THE PROBLEM:
Go through the data below and copy it exactly, skipping every picture.

(Source code of charts)
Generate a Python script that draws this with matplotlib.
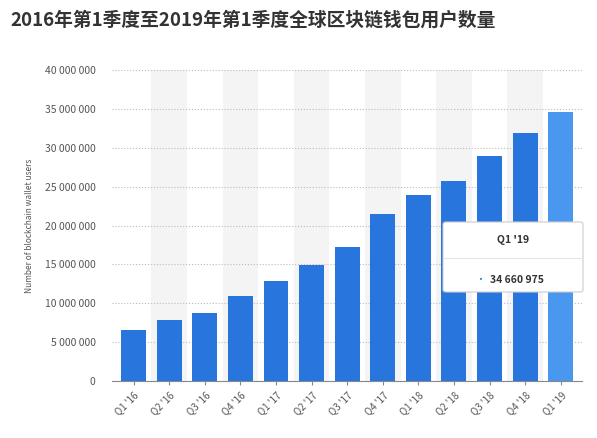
import matplotlib
matplotlib.use("Agg")
import matplotlib.pyplot as plt
from matplotlib.patches import FancyBboxPatch

plt.rcParams['font.family'] = ['Noto Sans CJK SC', 'DejaVu Sans']

categories = ["Q1 '16","Q2 '16","Q3 '16","Q4 '16","Q1 '17","Q2 '17","Q3 '17","Q4 '17",
              "Q1 '18","Q2 '18","Q3 '18","Q4 '18","Q1 '19"]
values = [6600000, 7800000, 8800000, 10900000, 12900000, 14900000, 17200000, 21500000,
          23900000, 25700000, 28900000, 31900000, 34660975]
yticks = [0, 5000000, 10000000, 15000000, 20000000, 25000000, 30000000, 35000000, 40000000]

def fmt(v):
    return f"{v:,}".replace(",", " ")

fig = plt.figure(figsize=(5.97, 4.38), dpi=100)
ax = fig.add_axes([0.188, 0.130, 0.787, 0.710])
x = list(range(len(categories)))
for i in x:
    if i % 2 == 1:
        ax.axvspan(i - 0.5, i + 0.5, color='#f4f4f4', zorder=0, lw=0)
colors = ['#2876dd'] * (len(values) - 1) + ['#4a97f0']
ax.bar(x, values, width=0.7, color=colors, zorder=3)
ax.set_xlim(-0.6, len(categories) - 0.4)
ax.set_ylim(0, 40000000)
ax.set_yticks(yticks)
ax.set_yticklabels([fmt(v) for v in yticks], fontsize=7.5, color='#555555')
ax.set_xticks(x)
ax.set_xticklabels(categories, rotation=45, ha='right', fontsize=7, color='#555555', rotation_mode='anchor')
ax.grid(axis='y', linestyle=':', color='#bbbbbb', zorder=1)
for s in ['top', 'right', 'left']:
    ax.spines[s].set_visible(False)
ax.spines['bottom'].set_color('#888888')
ax.tick_params(axis='y', length=0, pad=12)
ax.tick_params(axis='x', length=3, color='#888888')
ax.set_ylabel('Number of blockchain wallet users', fontsize=6, color='#555555', labelpad=8)

fig.text(0.017, 0.955, '2016年第1季度至2019年第1季度全球区块链钱包用户数量',
         fontsize=13.5, fontweight='bold', color='#333333', va='center')

# tooltip
box = FancyBboxPatch((443/597, (438-292)/438), 140/597, 70/438,
                     boxstyle='round,pad=0,rounding_size=0.005', transform=fig.transFigure,
                     facecolor='white', edgecolor='#cccccc', lw=0.8, zorder=10)
fig.patches.append(box)
fig.add_artist(plt.Line2D([443/597, 583/597], [(438-258)/438]*2, transform=fig.transFigure,
                          color='#e5e5e5', lw=0.8, zorder=11))
fig.text(513/597, (438-240)/438, categories[-1], ha='center', va='center', fontsize=7.5,
         fontweight='bold', color='#333333', zorder=12)
fig.text(480/597, (438-280)/438, '•', ha='center', va='center', fontsize=7, color='#2876dd', zorder=12)
fig.text(490/597, (438-280)/438, fmt(values[-1]), ha='left', va='center', fontsize=7.5,
         fontweight='bold', color='#333333', zorder=12)

fig.savefig('out.png', dpi=100)
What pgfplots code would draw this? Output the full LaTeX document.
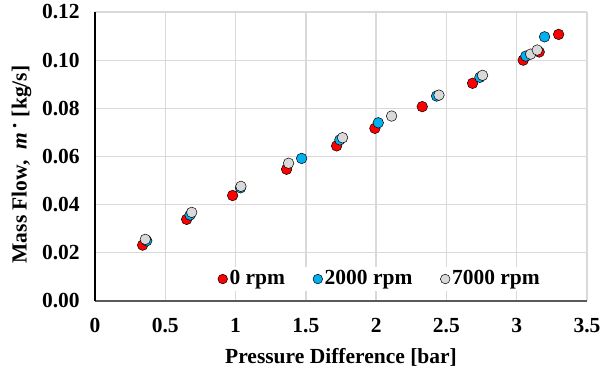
\documentclass[border=0pt]{standalone}
\usepackage{fontspec}
\setmainfont{Liberation Serif}
\usepackage{pgfplots}
\pgfplotsset{compat=1.18}
\definecolor{cred}{HTML}{FF0000}
\definecolor{cblue}{HTML}{00B0F0}
\definecolor{cgray}{HTML}{D9D9D9}
\definecolor{gridc}{HTML}{D9D9D9}
\definecolor{axc}{HTML}{595959}
\begin{document}
\fontsize{21.5bp}{25bp}\selectfont
\begin{tikzpicture}
\path[use as bounding box] (-95bp,-70bp) rectangle (506bp,301bp);
\begin{axis}[
  at={(0,0)}, anchor=south west,
  scale only axis, width=492bp, height=289bp,
  xmin=0, xmax=3.5, ymin=0, ymax=0.12,
  xtick={0,0.5,...,3.5}, ytick={0,0.02,...,0.12},
  xticklabels={0,0.5,1,1.5,2,2.5,3,3.5},
  yticklabel style={/pgf/number format/fixed, /pgf/number format/fixed zerofill, /pgf/number format/precision=2, xshift=-8bp},
  /pgf/number format/assume math mode=true,
  ticklabel style={font=\fontsize{21.5bp}{25bp}\selectfont\bfseries},
  xticklabel style={yshift=-10bp},
  major tick length=0pt,
  grid=major,
  major grid style={gridc, line width=1.3bp},
  axis line style={draw=none},
  axis x line*=bottom, axis y line*=left,
  x axis line style={draw=axc, line width=1.3bp, -},
  y axis line style={draw=black, line width=1.3bp, -},
  separate axis lines,
  xlabel={\bfseries Pressure Difference [bar]},
  ylabel={\bfseries Mass Flow,\ \ \textit{m}\,\raisebox{0.5ex}{·}\ [kg/s]},
  label style={font=\fontsize{21.5bp}{25bp}\selectfont},
  xlabel style={yshift=-1bp},
  ylabel style={yshift=-4bp, xshift=-8bp},
  legend style={at={(0.579,0.076)}, anchor=center, draw=none, fill=white,
    font=\fontsize{21.5bp}{25bp}\selectfont\bfseries, legend columns=3,
    /tikz/every even column/.append style={column sep=26bp},
    inner sep=1bp},
  legend image code/.code={\draw[#1, mark size=4.8bp] plot coordinates {(5bp,0bp)};},
  legend cell align=left,
]
\addplot[only marks, mark=*, mark size=5.3bp, mark options={fill=cred, draw=black, line width=0.5bp}] coordinates {
(0.339,0.0232) (0.652,0.0339) (0.979,0.0438) (1.363,0.0547) (1.719,0.0644) (1.991,0.0717) (2.328,0.0807) (2.686,0.0904) (3.046,0.1000) (3.160,0.1034) (3.298,0.1107)};
\addlegendentry{0 rpm}
\addplot[only marks, mark=*, mark size=5.3bp, mark options={fill=cblue, draw=black, line width=0.5bp}] coordinates {
(0.368,0.0250) (0.676,0.0357) (1.035,0.0470) (1.470,0.0592) (1.742,0.0669) (2.015,0.0740) (2.430,0.0851) (2.738,0.0929) (3.065,0.1017) (3.198,0.1097)};
\addlegendentry{2000 rpm}
\addplot[only marks, mark=*, mark size=5.3bp, mark options={fill=cgray, draw=black, line width=0.5bp}] coordinates {
(0.358,0.0256) (0.688,0.0368) (1.038,0.0476) (1.377,0.0572) (1.761,0.0678) (2.110,0.0768) (2.447,0.0855) (2.757,0.0937) (3.099,0.1025) (3.146,0.1042)};
\addlegendentry{7000 rpm}
\end{axis}
\end{tikzpicture}
\end{document}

TASK OUTPUT:
Generate a Python script that draws this with matplotlib.
import matplotlib
matplotlib.use("Agg")
import matplotlib.pyplot as plt
from matplotlib.patches import FancyBboxPatch

plt.rcParams['font.family'] = ['Noto Sans CJK SC', 'DejaVu Sans']

categories = ["Q1 '16","Q2 '16","Q3 '16","Q4 '16","Q1 '17","Q2 '17","Q3 '17","Q4 '17",
              "Q1 '18","Q2 '18","Q3 '18","Q4 '18","Q1 '19"]
values = [6600000, 7800000, 8800000, 10900000, 12900000, 14900000, 17200000, 21500000,
          23900000, 25700000, 28900000, 31900000, 34660975]
yticks = [0, 5000000, 10000000, 15000000, 20000000, 25000000, 30000000, 35000000, 40000000]

def fmt(v):
    return f"{v:,}".replace(",", " ")

fig = plt.figure(figsize=(5.97, 4.38), dpi=100)
ax = fig.add_axes([0.188, 0.130, 0.787, 0.710])
x = list(range(len(categories)))
for i in x:
    if i % 2 == 1:
        ax.axvspan(i - 0.5, i + 0.5, color='#f4f4f4', zorder=0, lw=0)
colors = ['#2876dd'] * (len(values) - 1) + ['#4a97f0']
ax.bar(x, values, width=0.7, color=colors, zorder=3)
ax.set_xlim(-0.6, len(categories) - 0.4)
ax.set_ylim(0, 40000000)
ax.set_yticks(yticks)
ax.set_yticklabels([fmt(v) for v in yticks], fontsize=7.5, color='#555555')
ax.set_xticks(x)
ax.set_xticklabels(categories, rotation=45, ha='right', fontsize=7, color='#555555', rotation_mode='anchor')
ax.grid(axis='y', linestyle=':', color='#bbbbbb', zorder=1)
for s in ['top', 'right', 'left']:
    ax.spines[s].set_visible(False)
ax.spines['bottom'].set_color('#888888')
ax.tick_params(axis='y', length=0, pad=12)
ax.tick_params(axis='x', length=3, color='#888888')
ax.set_ylabel('Number of blockchain wallet users', fontsize=6, color='#555555', labelpad=8)

fig.text(0.017, 0.955, '2016年第1季度至2019年第1季度全球区块链钱包用户数量',
         fontsize=13.5, fontweight='bold', color='#333333', va='center')

# tooltip
box = FancyBboxPatch((443/597, (438-292)/438), 140/597, 70/438,
                     boxstyle='round,pad=0,rounding_size=0.005', transform=fig.transFigure,
                     facecolor='white', edgecolor='#cccccc', lw=0.8, zorder=10)
fig.patches.append(box)
fig.add_artist(plt.Line2D([443/597, 583/597], [(438-258)/438]*2, transform=fig.transFigure,
                          color='#e5e5e5', lw=0.8, zorder=11))
fig.text(513/597, (438-240)/438, categories[-1], ha='center', va='center', fontsize=7.5,
         fontweight='bold', color='#333333', zorder=12)
fig.text(480/597, (438-280)/438, '•', ha='center', va='center', fontsize=7, color='#2876dd', zorder=12)
fig.text(490/597, (438-280)/438, fmt(values[-1]), ha='left', va='center', fontsize=7.5,
         fontweight='bold', color='#333333', zorder=12)

fig.savefig('out.png', dpi=100)
What pgfplots code would draw this? Output the full LaTeX document.
\documentclass[border=0pt]{standalone}
\usepackage{fontspec}
\setmainfont{Liberation Serif}
\usepackage{pgfplots}
\pgfplotsset{compat=1.18}
\definecolor{cred}{HTML}{FF0000}
\definecolor{cblue}{HTML}{00B0F0}
\definecolor{cgray}{HTML}{D9D9D9}
\definecolor{gridc}{HTML}{D9D9D9}
\definecolor{axc}{HTML}{595959}
\begin{document}
\fontsize{21.5bp}{25bp}\selectfont
\begin{tikzpicture}
\path[use as bounding box] (-95bp,-70bp) rectangle (506bp,301bp);
\begin{axis}[
  at={(0,0)}, anchor=south west,
  scale only axis, width=492bp, height=289bp,
  xmin=0, xmax=3.5, ymin=0, ymax=0.12,
  xtick={0,0.5,...,3.5}, ytick={0,0.02,...,0.12},
  xticklabels={0,0.5,1,1.5,2,2.5,3,3.5},
  yticklabel style={/pgf/number format/fixed, /pgf/number format/fixed zerofill, /pgf/number format/precision=2, xshift=-8bp},
  /pgf/number format/assume math mode=true,
  ticklabel style={font=\fontsize{21.5bp}{25bp}\selectfont\bfseries},
  xticklabel style={yshift=-10bp},
  major tick length=0pt,
  grid=major,
  major grid style={gridc, line width=1.3bp},
  axis line style={draw=none},
  axis x line*=bottom, axis y line*=left,
  x axis line style={draw=axc, line width=1.3bp, -},
  y axis line style={draw=black, line width=1.3bp, -},
  separate axis lines,
  xlabel={\bfseries Pressure Difference [bar]},
  ylabel={\bfseries Mass Flow,\ \ \textit{m}\,\raisebox{0.5ex}{·}\ [kg/s]},
  label style={font=\fontsize{21.5bp}{25bp}\selectfont},
  xlabel style={yshift=-1bp},
  ylabel style={yshift=-4bp, xshift=-8bp},
  legend style={at={(0.579,0.076)}, anchor=center, draw=none, fill=white,
    font=\fontsize{21.5bp}{25bp}\selectfont\bfseries, legend columns=3,
    /tikz/every even column/.append style={column sep=26bp},
    inner sep=1bp},
  legend image code/.code={\draw[#1, mark size=4.8bp] plot coordinates {(5bp,0bp)};},
  legend cell align=left,
]
\addplot[only marks, mark=*, mark size=5.3bp, mark options={fill=cred, draw=black, line width=0.5bp}] coordinates {
(0.339,0.0232) (0.652,0.0339) (0.979,0.0438) (1.363,0.0547) (1.719,0.0644) (1.991,0.0717) (2.328,0.0807) (2.686,0.0904) (3.046,0.1000) (3.160,0.1034) (3.298,0.1107)};
\addlegendentry{0 rpm}
\addplot[only marks, mark=*, mark size=5.3bp, mark options={fill=cblue, draw=black, line width=0.5bp}] coordinates {
(0.368,0.0250) (0.676,0.0357) (1.035,0.0470) (1.470,0.0592) (1.742,0.0669) (2.015,0.0740) (2.430,0.0851) (2.738,0.0929) (3.065,0.1017) (3.198,0.1097)};
\addlegendentry{2000 rpm}
\addplot[only marks, mark=*, mark size=5.3bp, mark options={fill=cgray, draw=black, line width=0.5bp}] coordinates {
(0.358,0.0256) (0.688,0.0368) (1.038,0.0476) (1.377,0.0572) (1.761,0.0678) (2.110,0.0768) (2.447,0.0855) (2.757,0.0937) (3.099,0.1025) (3.146,0.1042)};
\addlegendentry{7000 rpm}
\end{axis}
\end{tikzpicture}
\end{document}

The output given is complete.